A la luz del día Nicole seguía siendo hermosa, pero real. Conservaba el pelo castaño en lisa cascada sobre los hombros, la piel blanca y los ojos verdes, pero se percibía el maquillaje y toda una retórica de disimulo que al pretender esconder defectos los acentuaba. Felisín volvió a presentarle a sus hermanos. Ahora, en su recorrido por la mesa, intercambió dos besos con cada uno, excepto con Basilio. Mutuamente evitaron acercarse y se dedicaron un saludo lejano. Basilio estaba acostumbrado a no ser besado por las visitas y acogió como normal el instante de repugnancia que había atisbado en la expresión de Nicole. El beso entre Nacho y ella fue acompañado por un «mua y mua» imitativo de Lucas.
—Felisín —le espetó la madre—, pregúntale si le gustan las patatas con carne.
—No, mamá, por favor —se indignó su hijo mayor—. No me llames Felisín delante de Nicole. Para ella soy Félix.
La madre asintió algo acobardada. Lucas, con media sonrisa de ratón, dejó de repetir todo lo que hacía Nacho y comprendió que aún podría lograr mayor incordio.
—¡Felisín, Felisín, Felisín!, te llamas Felisín —aguijoneó como mosca cojonera ante el embarazo de Felisín.

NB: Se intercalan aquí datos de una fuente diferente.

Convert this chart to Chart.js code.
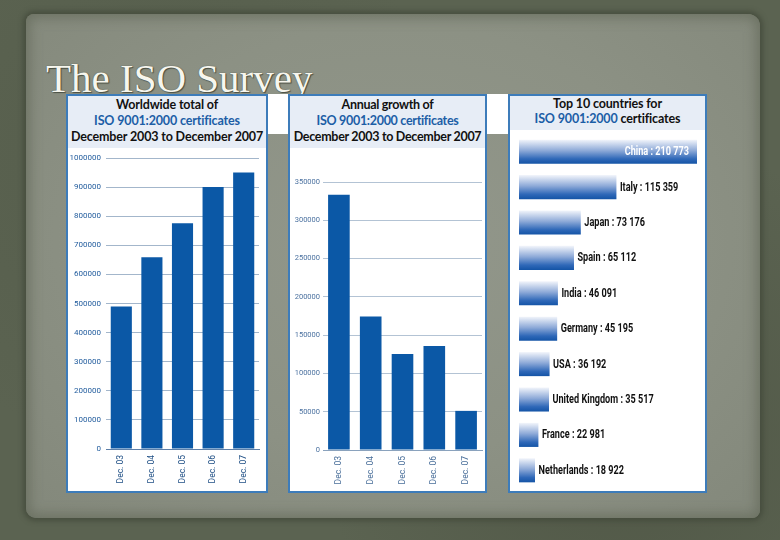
<!DOCTYPE html>
<html>
<head>
<meta charset="utf-8">
<script src="https://cdn.jsdelivr.net/npm/chart.js@4/dist/chart.umd.min.js"></script>
<style>
  html, body { margin: 0; padding: 0; }
  body {
    width: 780px; height: 540px; position: relative; overflow: hidden;
    background:
      radial-gradient(circle at 20% 30%, rgba(80,88,70,0.5) 0, rgba(80,88,70,0) 40%),
      radial-gradient(circle at 80% 80%, rgba(70,76,60,0.5) 0, rgba(70,76,60,0) 40%),
      #5b6351;
  }
  .paper {
    position: absolute; left: 26px; top: 14px; width: 734px; height: 504px;
    border-radius: 8px 12px 8px 10px;
    background: radial-gradient(ellipse at 50% 45%, #92978b 0%, #8c9184 55%, #83887b 100%);
    box-shadow: 0 0 5px 3px rgba(66,72,58,0.75), inset 0 0 12px 4px rgba(100,106,90,0.7);
  }
  .title {
    position: absolute; left: 46px; top: 57px;
    font-family: "Liberation Serif", "DejaVu Serif", serif;
    font-size: 41px; line-height: 42px; color: #f6f6ee;
    text-shadow: 0 0 1px #3b4034, 1px 1px 1px #4b5044;
  }
  .gap { position: absolute; background: #fff; top: 94px; height: 40px; }
  .panel {
    position: absolute; top: 94px; height: 399px; background: #fff;
    border: 2px solid #3d7cba; box-sizing: border-box;
  }
  .head {
    position: absolute; left: 0; top: 0; right: 0; background: #e7edf6;
    font-family: Lato, "Open Sans", sans-serif; font-weight: bold; font-size: 12.5px;
    line-height: 16px; text-align: center; color: #111; padding-top: 1px; box-sizing: border-box;
    white-space: nowrap; letter-spacing: -0.15px;
  }
  .blue { color: #1c5ea6; }
  canvas { position: absolute; }
</style>
</head>
<body>
<div class="paper"></div>
<div class="title">The ISO Survey</div>
<div class="gap" style="left:266px;width:24px"></div>
<div class="gap" style="left:485px;width:25px"></div>

<div class="panel" style="left:66px;width:202px">
  <div class="head" style="height:52px">Worldwide total of<br><span class="blue">ISO 9001:2000 certificates</span><br>December 2003 to December 2007</div>
  <canvas id="total" width="197" height="342" style="left:0;top:52px"></canvas>
</div>

<div class="panel" style="left:288px;width:199px">
  <div class="head" style="height:52px;letter-spacing:-0.3px">Annual growth of<br><span class="blue">ISO 9001:2000 certificates</span><br>December 2003 to December 2007</div>
  <canvas id="growth" width="194" height="342" style="left:0;top:52px"></canvas>
</div>

<div class="panel" style="left:508px;width:199px">
  <div class="head" style="height:34px;padding-top:0;line-height:15px">Top 10 countries for<br><span class="blue">ISO 9001:2000</span> certificates</div>
  <canvas id="top10" width="194" height="360" style="left:0;top:34px"></canvas>
</div>

<script>
const years = ['Dec. 03', 'Dec. 04', 'Dec. 05', 'Dec. 06', 'Dec. 07'];
const totalCerts = [490000, 659000, 776000, 900000, 950000];
const annualGrowth = [333500, 174200, 125300, 135700, 51100];
const countries = ['China', 'Italy', 'Japan', 'Spain', 'India', 'Germany', 'USA', 'United Kingdom', 'France', 'Netherlands'];
const countryCerts = [210773, 115359, 73176, 65112, 46091, 45195, 36192, 35517, 22981, 18922];

const barBlue = '#0b58a6';

function columnChart(id, values, opts) {
    const ctx = document.getElementById(id).getContext('2d');
    return new Chart(ctx, {
        type: 'bar',
        data: {
            labels: years,
            datasets: [{
                data: values,
                backgroundColor: barBlue,
                barPercentage: opts.barPct,
                categoryPercentage: 1,
            }],
        },
        options: {
            responsive: false,
            animation: false,
            plugins: { legend: { display: false }, tooltip: { enabled: false } },
            layout: { padding: { top: opts.top, right: opts.right, left: 0, bottom: 0 } },
            scales: {
                x: {
                    grid: { display: false, drawTicks: false },
                    border: { display: true, color: opts.zeroColor, width: 1 },
                    ticks: {
                        minRotation: 90, maxRotation: 90, padding: 6, autoSkip: false,
                        color: opts.xColor, font: { family: 'Roboto', size: 8.5 },
                    },
                    afterFit: (s) => { s.height = opts.xHeight; },
                },
                y: {
                    min: 0,
                    max: opts.max,
                    grid: { color: opts.gridColor, drawTicks: false },
                    border: { display: false },
                    ticks: {
                        stepSize: opts.step, padding: opts.labelPad,
                        color: opts.yColor, font: { family: 'Roboto', size: opts.yFont },
                        callback: (v) => String(v),
                    },
                    afterFit: (s) => { s.width = opts.yWidth; },
                },
            },
        },
    });
}

columnChart('total', totalCerts, {
    max: 1000000, step: 100000, top: 10, right: 6, yWidth: 38, xHeight: 41,
    labelPad: 5, yFont: 8, barPct: 0.69,
    gridColor: '#a3b6cb', zeroColor: '#5d7fa8', yColor: '#1f5a9c', xColor: '#1f4f85',
});

columnChart('growth', annualGrowth, {
    max: 350000, step: 50000, top: 34, right: 2, yWidth: 33, xHeight: 40,
    labelPad: 3, yFont: 7.5, barPct: 0.68,
    gridColor: '#b3c3d4', zeroColor: '#8aa2bd', yColor: '#4c72a0', xColor: '#4a6f9a',
});

// value labels next to the horizontal bars
const countryLabels = {
    id: 'countryLabels',
    afterDatasetsDraw(chart) {
        const { ctx } = chart;
        const meta = chart.getDatasetMeta(0);
        ctx.save();
        ctx.font = 'bold 12px Roboto';
        ctx.textBaseline = 'middle';
        const squeeze = 0.76;
        meta.data.forEach((bar, i) => {
            const num = countryCerts[i].toLocaleString('en-US').replace(/,/g, ' ');
            const text = `${countries[i]} : ${num}`;
            ctx.save();
            if (i === 0) {
                const w = ctx.measureText(text).width * squeeze;
                ctx.translate(bar.x - 8 - w, bar.y);
                ctx.fillStyle = '#ffffff';
            } else {
                ctx.translate(bar.x + 3.5, bar.y);
                ctx.fillStyle = '#111111';
            }
            ctx.scale(squeeze, 1);
            ctx.fillText(text, 0, 0.5);
            ctx.restore();
        });
        ctx.restore();
    },
};

new Chart(document.getElementById('top10').getContext('2d'), {
    type: 'bar',
    data: {
        labels: countries,
        datasets: [{
            data: countryCerts,
            barPercentage: 0.68,
            categoryPercentage: 1,
            backgroundColor: (c) => {
                const chart = c.chart;
                if (!chart.chartArea || c.dataIndex === undefined) return '#1656a8';
                const yc = chart.scales.y.getPixelForValue(c.dataIndex);
                const h = (chart.chartArea.bottom - chart.chartArea.top) / countries.length * 0.68;
                const g = chart.ctx.createLinearGradient(0, yc - h / 2, 0, yc + h / 2);
                g.addColorStop(0, '#f2f5fb');
                g.addColorStop(0.45, '#8eaad8');
                g.addColorStop(0.8, '#2f68b8');
                g.addColorStop(1, '#1454a6');
                return g;
            },
        }],
    },
    options: {
        indexAxis: 'y',
        responsive: false,
        animation: false,
        plugins: { legend: { display: false }, tooltip: { enabled: false } },
        layout: { padding: { top: 4, right: 7, left: 9, bottom: 2 } },
        scales: {
            x: { display: false, min: 0, max: 210773 },
            y: { display: false },
        },
    },
    plugins: [countryLabels],
});
</script>
</body>
</html>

Sin alcanzar a entender, Nicole se abandonó a una mueca vaga. La sonrisa era su más primario modo de comunicación. Tampoco su desconocimiento del idioma le permitía integrarse más allá en esa forma tan baja de civilización que es una familia numerosa a la hora de comer. El hombre es el único animal que no encuentra descanso en familia, sino depredación insaciable.
—Felisín, Felisín…
Matías proporcionó un pescozón a Lucas que le hizo callar.
—Come y calla.
Nicole buscó explicación a la autoritaria actitud de Matías, pero sólo encontró miradas huidizas. Basilio bajó la cabeza no para evitar mirarla, sino para evitar ser visto. El padre percibió la extrañeza de Nicole y acertó a desviar el punto de interés.
—Bueno, ahora ya puedes contarnos cómo os conocisteis.
Felisín dio un sorbo a su vaso de agua y, con credibilidad absoluta, se dispuso a mentir a su familia.